**What to work on**
In the records below, pick out all lines containing the word "chart".

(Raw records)
>>>

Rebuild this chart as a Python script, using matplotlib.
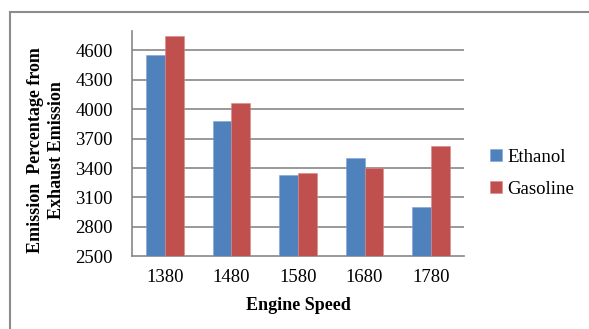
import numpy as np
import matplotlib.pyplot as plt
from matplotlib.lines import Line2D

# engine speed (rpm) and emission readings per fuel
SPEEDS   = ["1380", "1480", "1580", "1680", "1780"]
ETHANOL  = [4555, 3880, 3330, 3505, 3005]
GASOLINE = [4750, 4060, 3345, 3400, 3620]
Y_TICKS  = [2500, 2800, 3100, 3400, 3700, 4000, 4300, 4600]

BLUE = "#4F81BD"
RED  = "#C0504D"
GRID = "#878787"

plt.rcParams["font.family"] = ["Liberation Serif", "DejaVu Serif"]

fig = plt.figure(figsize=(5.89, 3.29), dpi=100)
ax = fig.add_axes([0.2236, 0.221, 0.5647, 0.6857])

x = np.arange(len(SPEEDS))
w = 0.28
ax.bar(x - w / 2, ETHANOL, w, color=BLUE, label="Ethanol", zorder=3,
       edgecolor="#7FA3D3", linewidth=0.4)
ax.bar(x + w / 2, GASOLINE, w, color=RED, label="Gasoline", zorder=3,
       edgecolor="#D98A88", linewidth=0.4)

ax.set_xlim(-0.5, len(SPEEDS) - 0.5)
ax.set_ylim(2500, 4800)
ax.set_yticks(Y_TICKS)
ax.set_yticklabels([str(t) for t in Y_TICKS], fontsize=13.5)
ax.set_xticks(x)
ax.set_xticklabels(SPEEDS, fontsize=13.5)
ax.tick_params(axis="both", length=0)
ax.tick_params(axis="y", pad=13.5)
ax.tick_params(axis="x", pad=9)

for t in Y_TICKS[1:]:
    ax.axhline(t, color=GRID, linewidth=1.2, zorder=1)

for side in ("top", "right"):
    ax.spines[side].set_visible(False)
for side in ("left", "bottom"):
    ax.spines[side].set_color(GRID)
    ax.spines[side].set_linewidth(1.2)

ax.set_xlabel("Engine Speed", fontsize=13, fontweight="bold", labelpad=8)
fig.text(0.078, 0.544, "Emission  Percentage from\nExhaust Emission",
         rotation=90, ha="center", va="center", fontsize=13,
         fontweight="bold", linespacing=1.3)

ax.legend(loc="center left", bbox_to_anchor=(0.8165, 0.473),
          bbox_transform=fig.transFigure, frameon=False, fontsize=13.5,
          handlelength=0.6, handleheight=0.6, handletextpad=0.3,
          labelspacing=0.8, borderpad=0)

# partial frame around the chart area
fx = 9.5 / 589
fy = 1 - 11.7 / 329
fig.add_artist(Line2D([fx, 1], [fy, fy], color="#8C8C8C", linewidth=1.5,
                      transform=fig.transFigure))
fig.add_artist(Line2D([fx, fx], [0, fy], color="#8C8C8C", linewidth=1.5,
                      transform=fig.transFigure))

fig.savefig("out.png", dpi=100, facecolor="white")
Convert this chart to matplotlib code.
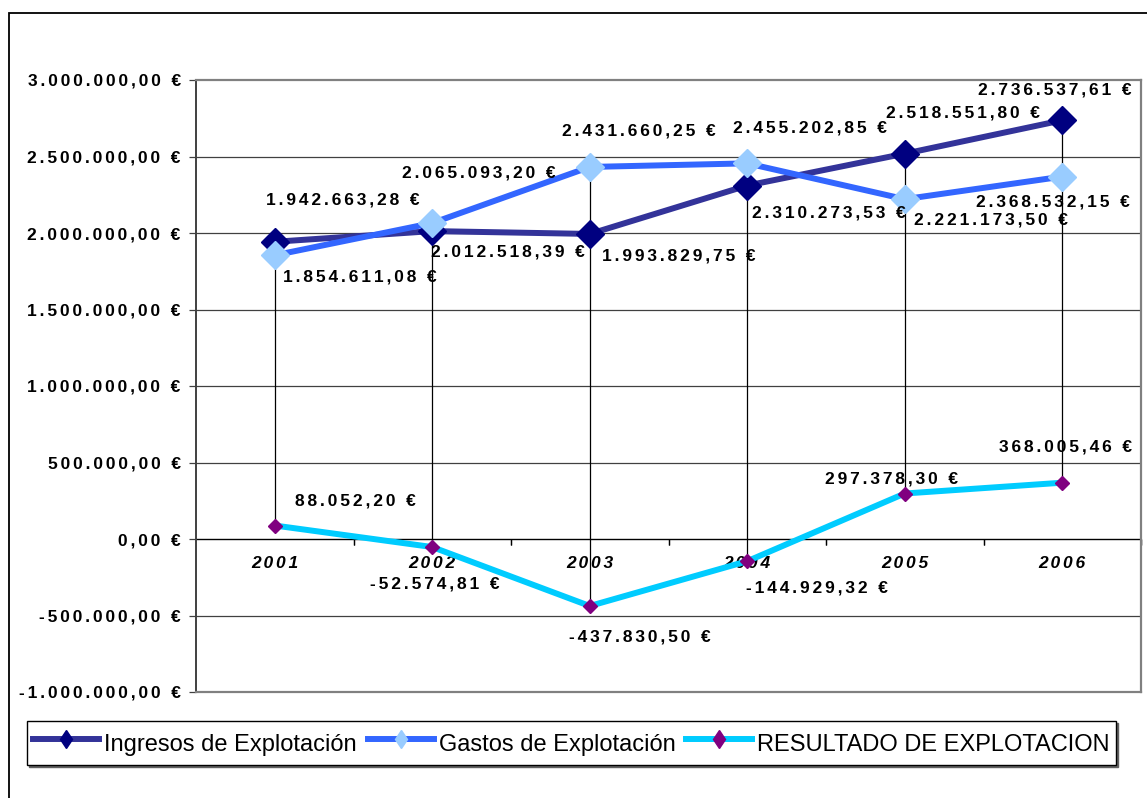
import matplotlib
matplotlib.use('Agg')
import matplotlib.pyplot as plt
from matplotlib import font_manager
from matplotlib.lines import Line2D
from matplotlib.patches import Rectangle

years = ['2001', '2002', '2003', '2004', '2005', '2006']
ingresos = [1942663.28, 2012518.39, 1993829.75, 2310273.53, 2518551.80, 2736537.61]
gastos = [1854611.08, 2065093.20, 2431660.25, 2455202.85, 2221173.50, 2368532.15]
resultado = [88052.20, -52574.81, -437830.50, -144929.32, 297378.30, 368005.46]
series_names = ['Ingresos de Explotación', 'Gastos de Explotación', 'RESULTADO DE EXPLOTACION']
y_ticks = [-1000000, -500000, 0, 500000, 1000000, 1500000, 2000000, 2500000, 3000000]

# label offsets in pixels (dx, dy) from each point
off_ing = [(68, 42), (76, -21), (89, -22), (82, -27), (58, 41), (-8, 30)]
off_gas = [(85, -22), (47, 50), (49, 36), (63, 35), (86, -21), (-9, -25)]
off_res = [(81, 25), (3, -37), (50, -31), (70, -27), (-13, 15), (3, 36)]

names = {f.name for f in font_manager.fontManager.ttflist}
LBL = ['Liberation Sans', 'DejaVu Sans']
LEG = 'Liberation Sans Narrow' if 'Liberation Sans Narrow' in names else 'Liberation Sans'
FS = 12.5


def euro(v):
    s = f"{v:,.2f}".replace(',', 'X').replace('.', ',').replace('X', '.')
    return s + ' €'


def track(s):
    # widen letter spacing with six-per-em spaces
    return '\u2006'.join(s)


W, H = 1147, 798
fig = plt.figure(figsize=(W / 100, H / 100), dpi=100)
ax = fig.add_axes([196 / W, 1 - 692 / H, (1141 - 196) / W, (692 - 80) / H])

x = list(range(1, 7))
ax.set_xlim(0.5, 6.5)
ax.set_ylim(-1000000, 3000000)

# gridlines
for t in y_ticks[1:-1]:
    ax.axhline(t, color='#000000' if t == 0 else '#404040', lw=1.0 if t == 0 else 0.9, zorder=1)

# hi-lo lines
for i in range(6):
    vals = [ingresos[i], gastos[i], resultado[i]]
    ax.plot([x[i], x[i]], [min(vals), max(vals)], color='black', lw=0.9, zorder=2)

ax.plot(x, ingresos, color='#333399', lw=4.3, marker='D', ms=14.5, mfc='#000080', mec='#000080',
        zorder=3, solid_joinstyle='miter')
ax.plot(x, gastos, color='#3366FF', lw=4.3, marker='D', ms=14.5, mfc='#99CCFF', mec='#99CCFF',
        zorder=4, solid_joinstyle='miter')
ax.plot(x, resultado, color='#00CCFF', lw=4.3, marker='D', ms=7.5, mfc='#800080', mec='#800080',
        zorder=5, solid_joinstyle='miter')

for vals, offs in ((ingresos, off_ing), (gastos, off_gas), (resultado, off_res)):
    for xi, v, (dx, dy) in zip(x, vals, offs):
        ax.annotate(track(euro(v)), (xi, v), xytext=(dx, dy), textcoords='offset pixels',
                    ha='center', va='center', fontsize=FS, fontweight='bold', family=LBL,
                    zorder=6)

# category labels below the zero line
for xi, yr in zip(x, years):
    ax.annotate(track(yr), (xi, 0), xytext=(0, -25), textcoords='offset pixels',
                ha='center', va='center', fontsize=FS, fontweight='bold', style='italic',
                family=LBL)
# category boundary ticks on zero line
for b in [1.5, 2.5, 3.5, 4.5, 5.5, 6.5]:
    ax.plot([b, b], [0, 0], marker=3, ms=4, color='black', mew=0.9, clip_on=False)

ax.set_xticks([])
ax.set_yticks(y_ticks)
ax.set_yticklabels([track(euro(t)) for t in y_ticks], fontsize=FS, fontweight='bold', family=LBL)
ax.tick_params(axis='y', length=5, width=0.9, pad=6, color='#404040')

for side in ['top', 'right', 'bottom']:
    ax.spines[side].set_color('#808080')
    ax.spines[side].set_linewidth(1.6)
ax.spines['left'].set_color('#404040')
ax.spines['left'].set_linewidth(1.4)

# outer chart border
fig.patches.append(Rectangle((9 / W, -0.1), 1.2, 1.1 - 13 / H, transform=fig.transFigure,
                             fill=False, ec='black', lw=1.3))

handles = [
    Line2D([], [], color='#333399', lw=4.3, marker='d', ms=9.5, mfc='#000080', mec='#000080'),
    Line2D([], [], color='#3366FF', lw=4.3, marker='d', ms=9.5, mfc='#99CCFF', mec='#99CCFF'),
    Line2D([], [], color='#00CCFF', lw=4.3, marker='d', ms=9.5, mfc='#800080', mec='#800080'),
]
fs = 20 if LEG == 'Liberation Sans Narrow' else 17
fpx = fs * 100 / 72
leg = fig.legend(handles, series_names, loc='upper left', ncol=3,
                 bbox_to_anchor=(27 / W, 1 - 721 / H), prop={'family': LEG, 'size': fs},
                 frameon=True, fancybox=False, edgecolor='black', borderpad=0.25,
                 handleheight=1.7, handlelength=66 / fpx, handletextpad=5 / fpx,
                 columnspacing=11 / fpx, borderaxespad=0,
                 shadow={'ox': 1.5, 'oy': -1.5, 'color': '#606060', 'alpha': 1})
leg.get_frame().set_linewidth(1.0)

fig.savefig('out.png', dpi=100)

<<<

**Exercise response**
Rebuild this chart as a Python script, using matplotlib.
# partial frame around the chart area
Convert this chart to matplotlib code.
# outer chart border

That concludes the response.